Reproduce the listing below character for character; drop every image.

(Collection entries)
───
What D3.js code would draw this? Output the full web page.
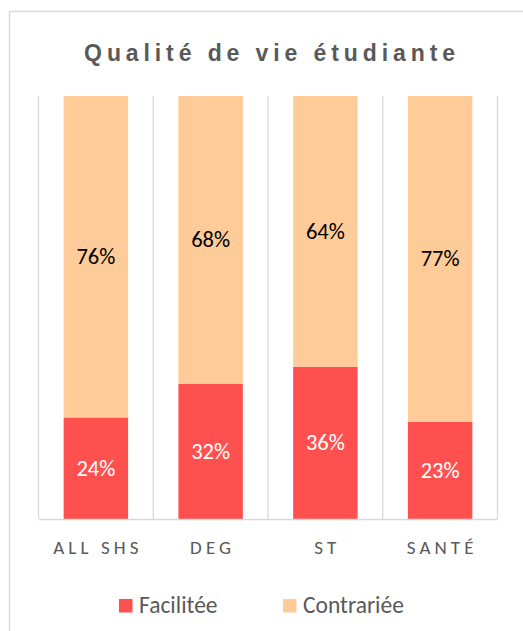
<!DOCTYPE html>
<html>
<head>
<meta charset="utf-8">
<script src="https://cdn.jsdelivr.net/npm/d3@7"></script>
<style>
  html, body { margin: 0; padding: 0; background: #fff; }
  svg { display: block; }
</style>
</head>
<body>
<svg id="chart" width="523" height="631"></svg>
<script>
const title = "Qualité de vie étudiante";
const categories = ["ALL SHS", "DEG", "ST", "SANTÉ"];
const seriesNames = ["Facilitée", "Contrariée"];
const facilitee = [24, 32, 36, 23];
const contrariee = [76, 68, 64, 77];
const seriesColors = ["#FF5050", "#FFCC99"];
const labelColors = ["#FFFFFF", "#000000"];

const svg = d3.select("#chart");

// chart border
svg.append("rect").attr("x", 9.5).attr("y", 11.5).attr("width", 600).attr("height", 700)
  .attr("fill", "#fff").attr("stroke", "#D9D9D9").attr("stroke-width", 1.5);

const margin = { left: 38.5, right: 497.5, top: 96, bottom: 519 };
const x = d3.scaleBand().domain(categories).range([margin.left, margin.right]).padding(0);
const y = d3.scaleLinear().domain([0, 100]).range([margin.bottom, margin.top]);
const barW = x.bandwidth() / 1.78;

// vertical gridlines at category boundaries
const bounds = categories.map(c => x(c)).concat([margin.right]);
svg.append("g").selectAll("line").data(bounds).join("line")
  .attr("x1", d => d).attr("x2", d => d)
  .attr("y1", margin.top).attr("y2", margin.bottom)
  .attr("stroke", "#D9D9D9").attr("stroke-width", 1.3);

// stacked data
const table = categories.map((c, i) => ({ cat: c, "Facilitée": facilitee[i], "Contrariée": contrariee[i] }));
const stack = d3.stack().keys(seriesNames)(table);

const g = svg.append("g");
stack.forEach((layer, si) => {
  g.append("g").selectAll("rect").data(layer).join("rect")
    .attr("x", d => x(d.data.cat) + (x.bandwidth() - barW) / 2)
    .attr("width", barW)
    .attr("y", d => y(d[1]))
    .attr("height", d => y(d[0]) - y(d[1]))
    .attr("fill", seriesColors[si]);
});
stack.forEach((layer, si) => {
  g.append("g").selectAll("text").data(layer).join("text")
    .attr("x", d => x(d.data.cat) + x.bandwidth() / 2)
    .attr("y", d => (y(d[0]) + y(d[1])) / 2)
    .attr("dy", "0.33em")
    .attr("text-anchor", "middle")
    .attr("font-family", "Carlito, Calibri, 'Open Sans', sans-serif")
    .attr("font-size", 22.5)
    .attr("fill", labelColors[si])
    .text(d => (d[1] - d[0]) + "%");
});

// x axis
const xAxis = d3.axisBottom(x).tickSize(0).tickPadding(0);
const ax = svg.append("g").attr("transform", `translate(0,${margin.bottom})`).call(xAxis);
ax.select(".domain").attr("stroke", "#D9D9D9").attr("stroke-width", 1.5);
ax.selectAll("text")
  .attr("y", 35).attr("dy", 0)
  .attr("font-family", "Carlito, Calibri, 'Open Sans', sans-serif")
  .attr("font-size", 19)
  .attr("letter-spacing", "4.1px")
  .attr("fill", "#595959")
  .attr("dx", "2px");

// title
svg.append("text")
  .attr("x", 272).attr("y", 61)
  .attr("text-anchor", "middle")
  .attr("font-family", "'Liberation Sans', Arial, sans-serif")
  .attr("font-weight", "bold")
  .attr("font-size", 23)
  .attr("letter-spacing", "4.9px")
  .attr("fill", "#595959")
  .text(title);

// legend
const legendX = [119, 283];
const leg = svg.append("g");
seriesNames.forEach((name, i) => {
  leg.append("rect").attr("x", legendX[i]).attr("y", 599).attr("width", 13.5).attr("height", 13.5)
    .attr("fill", seriesColors[i]);
  leg.append("text").attr("x", legendX[i] + 20).attr("y", 612.5)
    .attr("font-family", "Carlito, Calibri, 'Open Sans', sans-serif")
    .attr("font-size", 23.5)
    .attr("fill", "#595959")
    .text(name);
});
</script>
</body>
</html>
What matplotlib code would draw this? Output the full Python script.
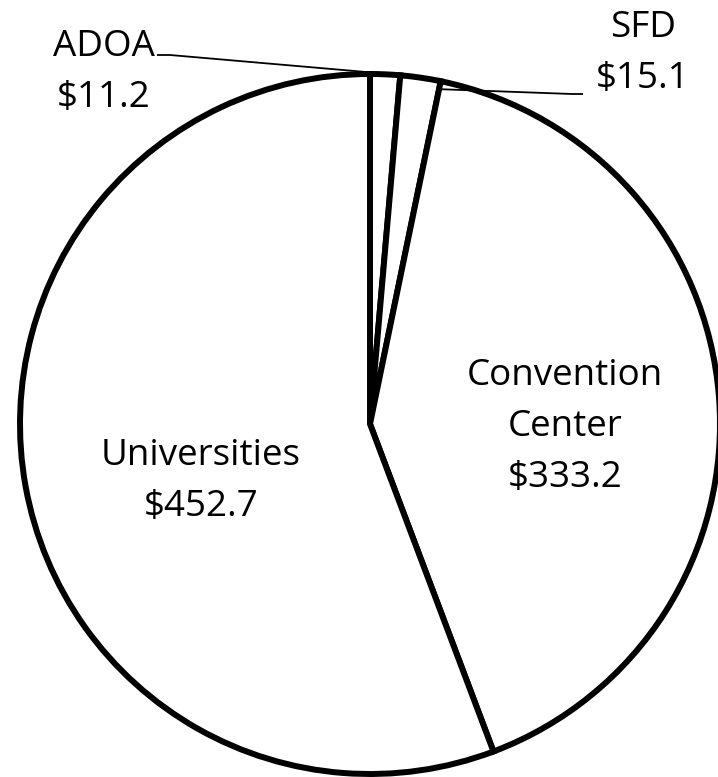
───
▶ _Response below_:
What D3.js code would draw this? Output the full web page.
<!DOCTYPE html>
<html>
<head>
<meta charset="utf-8">
<script src="https://cdn.jsdelivr.net/npm/d3@7"></script>
<style>
  html, body { margin: 0; padding: 0; background: #fff; }
  svg { display: block; }
</style>
</head>
<body>
<svg id="chart" width="523" height="631"></svg>
<script>
const title = "Qualité de vie étudiante";
const categories = ["ALL SHS", "DEG", "ST", "SANTÉ"];
const seriesNames = ["Facilitée", "Contrariée"];
const facilitee = [24, 32, 36, 23];
const contrariee = [76, 68, 64, 77];
const seriesColors = ["#FF5050", "#FFCC99"];
const labelColors = ["#FFFFFF", "#000000"];

const svg = d3.select("#chart");

// chart border
svg.append("rect").attr("x", 9.5).attr("y", 11.5).attr("width", 600).attr("height", 700)
  .attr("fill", "#fff").attr("stroke", "#D9D9D9").attr("stroke-width", 1.5);

const margin = { left: 38.5, right: 497.5, top: 96, bottom: 519 };
const x = d3.scaleBand().domain(categories).range([margin.left, margin.right]).padding(0);
const y = d3.scaleLinear().domain([0, 100]).range([margin.bottom, margin.top]);
const barW = x.bandwidth() / 1.78;

// vertical gridlines at category boundaries
const bounds = categories.map(c => x(c)).concat([margin.right]);
svg.append("g").selectAll("line").data(bounds).join("line")
  .attr("x1", d => d).attr("x2", d => d)
  .attr("y1", margin.top).attr("y2", margin.bottom)
  .attr("stroke", "#D9D9D9").attr("stroke-width", 1.3);

// stacked data
const table = categories.map((c, i) => ({ cat: c, "Facilitée": facilitee[i], "Contrariée": contrariee[i] }));
const stack = d3.stack().keys(seriesNames)(table);

const g = svg.append("g");
stack.forEach((layer, si) => {
  g.append("g").selectAll("rect").data(layer).join("rect")
    .attr("x", d => x(d.data.cat) + (x.bandwidth() - barW) / 2)
    .attr("width", barW)
    .attr("y", d => y(d[1]))
    .attr("height", d => y(d[0]) - y(d[1]))
    .attr("fill", seriesColors[si]);
});
stack.forEach((layer, si) => {
  g.append("g").selectAll("text").data(layer).join("text")
    .attr("x", d => x(d.data.cat) + x.bandwidth() / 2)
    .attr("y", d => (y(d[0]) + y(d[1])) / 2)
    .attr("dy", "0.33em")
    .attr("text-anchor", "middle")
    .attr("font-family", "Carlito, Calibri, 'Open Sans', sans-serif")
    .attr("font-size", 22.5)
    .attr("fill", labelColors[si])
    .text(d => (d[1] - d[0]) + "%");
});

// x axis
const xAxis = d3.axisBottom(x).tickSize(0).tickPadding(0);
const ax = svg.append("g").attr("transform", `translate(0,${margin.bottom})`).call(xAxis);
ax.select(".domain").attr("stroke", "#D9D9D9").attr("stroke-width", 1.5);
ax.selectAll("text")
  .attr("y", 35).attr("dy", 0)
  .attr("font-family", "Carlito, Calibri, 'Open Sans', sans-serif")
  .attr("font-size", 19)
  .attr("letter-spacing", "4.1px")
  .attr("fill", "#595959")
  .attr("dx", "2px");

// title
svg.append("text")
  .attr("x", 272).attr("y", 61)
  .attr("text-anchor", "middle")
  .attr("font-family", "'Liberation Sans', Arial, sans-serif")
  .attr("font-weight", "bold")
  .attr("font-size", 23)
  .attr("letter-spacing", "4.9px")
  .attr("fill", "#595959")
  .text(title);

// legend
const legendX = [119, 283];
const leg = svg.append("g");
seriesNames.forEach((name, i) => {
  leg.append("rect").attr("x", legendX[i]).attr("y", 599).attr("width", 13.5).attr("height", 13.5)
    .attr("fill", seriesColors[i]);
  leg.append("text").attr("x", legendX[i] + 20).attr("y", 612.5)
    .attr("font-family", "Carlito, Calibri, 'Open Sans', sans-serif")
    .attr("font-size", 23.5)
    .attr("fill", "#595959")
    .text(name);
});
</script>
</body>
</html>
What matplotlib code would draw this? Output the full Python script.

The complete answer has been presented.